Kontroversi TPS Berjalan Bagi Pasien Covid-19

Petugas TPS direncanakan akan mengunjungi para pasien yang sedang sakit agar dapat tetap mempunyai hak suara.

Kontroversi TPS Berjalan Bagi Pasien Covid-19
Sumber gambar: Twitter @KPU_ID

MONDAYREVIEW.COM – Tinggal beberapa hari lagi kita akan melaksanakan pesta demokrasi yang cukup besar bagi daerah-daerah di Indonesia. Sehubungan dengan pandemi yang tak kunjung mereda, pelaksanaan Pilkada Serentak pada 9 Desember 2020 mendatang banyak mendapatkan penentangan. Namun sehubungan dengan keputusan bulat pemerintah, maka pelaksanaan Pilkada akan tetap berlangsung. Guna menyiasati pandemic, maka dirumuskanlah protocol kesehatan untuk pencoblosan. Adanya protocol kesehatan ini diharapkan bisa mencegah penularan covid-19.

Di tengah persiapan Pilkada Serentak, muncul sebuah isu yang menjadi kontroversi perihal teknis pemilihan.
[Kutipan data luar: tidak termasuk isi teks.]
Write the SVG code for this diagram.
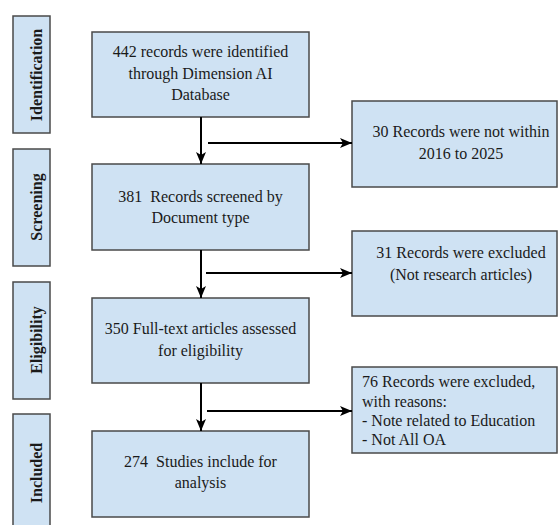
<svg xmlns="http://www.w3.org/2000/svg" width="558" height="525" viewBox="0 0 558 525">
<defs>
<style>
.box{fill:#cfe2f3;stroke:#4a4a4a;stroke-width:1.5}
text{font-family:'Liberation Serif','DejaVu Serif',Times,serif}
.t{font-size:16px;fill:#1a1a1a;white-space:pre}
.c{text-anchor:middle}
.lab{font-size:16px;font-weight:bold;fill:#1a1a1a;text-anchor:middle}
.ln{stroke:#000;stroke-width:2;fill:none}
</style>
<marker id="ah" markerUnits="userSpaceOnUse" viewBox="0 0 12 10" refX="12" refY="5" markerWidth="12" markerHeight="10" orient="auto">
<path d="M0,0 L12,5 L0,10 L3,5 z" fill="#000"/>
</marker>
</defs>
<rect width="558" height="525" fill="#fff"/>

<g id="stage-identification">
<rect class="box" x="13" y="16" width="37" height="117"/>
<text class="lab" transform="translate(42,75) rotate(-90)">Identification</text>
</g>
<g id="stage-screening">
<rect class="box" x="13" y="149" width="37" height="117"/>
<text class="lab" transform="translate(42,207) rotate(-90)">Screening</text>
</g>
<g id="stage-eligibility">
<rect class="box" x="13" y="282" width="37" height="117"/>
<text class="lab" transform="translate(42,340) rotate(-90)">Eligibility</text>
</g>
<g id="stage-included">
<rect class="box" x="13" y="414" width="37" height="118"/>
<text class="lab" transform="translate(42,473) rotate(-90)">Included</text>
</g>

<g id="identified">
<rect class="box" x="92" y="32" width="217" height="85"/>
<text class="t c" x="200.5" y="57">442 records were identified</text>
<text class="t c" x="200.5" y="79">through Dimension AI</text>
<text class="t c" x="200.5" y="100">Database</text>
</g>
<g id="screened">
<rect class="box" x="92" y="164" width="217" height="86"/>
<text class="t c" x="200.5" y="202">381  Records screened by</text>
<text class="t c" x="200.5" y="223">Document type</text>
</g>
<g id="assessed">
<rect class="box" x="92" y="298" width="217" height="85"/>
<text class="t c" x="200.5" y="334">350 Full-text articles assessed</text>
<text class="t c" x="200.5" y="356">for eligibility</text>
</g>
<g id="included">
<rect class="box" x="92" y="431" width="217" height="86"/>
<text class="t c" x="200.5" y="467">274  Studies include for</text>
<text class="t c" x="200.5" y="488">analysis</text>
</g>

<g id="excluded-date">
<rect class="box" x="352" y="101" width="205" height="86"/>
<text class="t c" x="461" y="137">30 Records were not within</text>
<text class="t c" x="461" y="159">2016 to 2025</text>
</g>
<g id="excluded-type">
<rect class="box" x="352" y="231" width="205" height="85"/>
<text class="t c" x="461" y="258">31 Records were excluded</text>
<text class="t c" x="461" y="280">(Not research articles)</text>
</g>
<g id="excluded-reasons">
<rect class="box" x="352" y="367" width="205" height="86"/>
<text class="t" x="362" y="387">76 Records were excluded,</text>
<text class="t" x="362" y="407">with reasons:</text>
<text class="t" x="362" y="426">- Note related to Education</text>
<text class="t" x="362" y="445">- Not All OA</text>
</g>

<g id="connectors">
<line class="ln" x1="201" y1="117" x2="201" y2="164" marker-end="url(#ah)"/>
<line class="ln" x1="201" y1="250" x2="201" y2="298" marker-end="url(#ah)"/>
<line class="ln" x1="201" y1="383" x2="201" y2="431" marker-end="url(#ah)"/>
<line class="ln" x1="208" y1="143" x2="352" y2="143" marker-end="url(#ah)"/>
<line class="ln" x1="206" y1="273" x2="352" y2="273" marker-end="url(#ah)"/>
<line class="ln" x1="207" y1="411" x2="352" y2="411" marker-end="url(#ah)"/>
</g>
</svg>
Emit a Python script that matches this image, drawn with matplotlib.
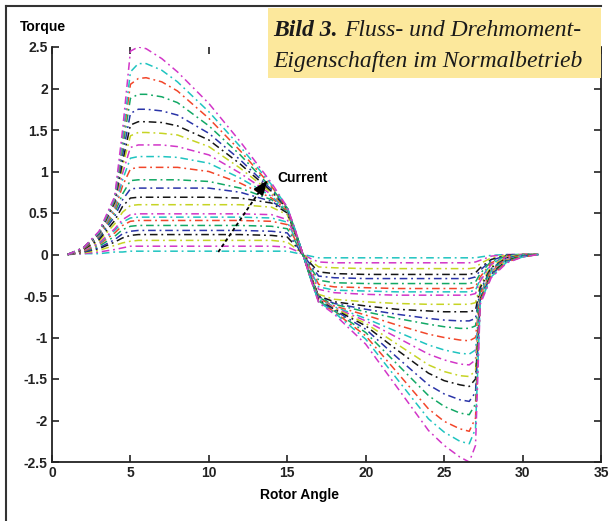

Yakni petugas TPS direncanakan akan mengunjungi para pasien yang sedang sakit agar dapat tetap mempunyai hak suara. Bukan hanya pasien dengan sakit biasa, namun para pasien covid-19 pun tetap bisa mencoblos. Hal ini menjadi kontroversi karena meme dari KPU yang beredar di dunia maya. Dalam meme tersebut dipersilahkan petugas KPPS yang ber-APD lengkap mengunjungi pasien yang sedang terbaring di rumah sakit.

Dalam cuitan twitternya, akun resmi KPU RI mengeluarkan pengumuman sebagai berikut: "Halo #TemanPemilih, setiap suara sangat berarti. Prinsip ini jg yg melatarbelakangi KPU untuk memastikan hak pilih pasien Covid-19 dan rawat inap ttp dpt gunakan hak pilihnya di 9 Desember nanti. Petugas dan saksi datang menggunakan APD. Ingat 7 Hari Lagi ya #KPUMelayani," Para warganet secara spontan mengkritik keras rencana ini.

Aktivis perempuan Lini Zurlia pun membalas unggahan KPU dengan sebuah kreasi gambar alias meme. Meme itu berisi unggahan gambar serupa dari KPU namun telah diedit, seperti tulisan 'Pasien Covid-19 dan rawat inap tidak kehilangan hak pilih' dan kemudian diganti dengan 'Jangan mati dulu, ikutlah nyoblos dulu karena oligark butuh suaramu untuk terus bergenerasi'.

Beberapa pengguna Twitter yang lain pun turut mendengungkan suara kontra melalui balasan di unggahan KPU itu. Seperti salah satu pengguna @wisnu_prasetya yang menilai informasi KPU itu semakin menunjukkan bahwa suara rakyat hanya dibutuhkan jelang pemilihan umum saja. "Ilustrasi paling gamblang untuk menunjukkan bahwa orang-orang cuma dibutuhkan suaranya 5 tahun sekali. Kalo sakit dan sedang bertaruh nyawa, ditanggung sendiri-sendiri," cuit Wisnu.

Senada, Chairman Junior Doctor Network of Indonesia (JDN Indonesia) Andi Khomeini Takdir pun mengomentari unggahan KPU dengan harapan bahwa pelaksanaan pilkada 9 Desember mendatang tidak menimbulkan klaster penyebaran covid-19 yang baru. "Semoga gak jadi super-spreader," kata dia.

Penyediaan TPS berjalan yang mendatangi para pasien yag sedang sakit merupakan hal yang sudah lazim. Hal tersebut dilakukan dalam kondisi normal sebelum terjadi pandemi. Namun dalam kondisi pandemic seperti sekarang hal ini sangatlah berisiko. Lebih baik jika KPU mendengarkan beragam aspirasi masyarakat guna meninjau kembali rencana ini. Jika tidak maka dikhawatirkan akan terjadi penyebaran covid-19 yang massif di masyarakat.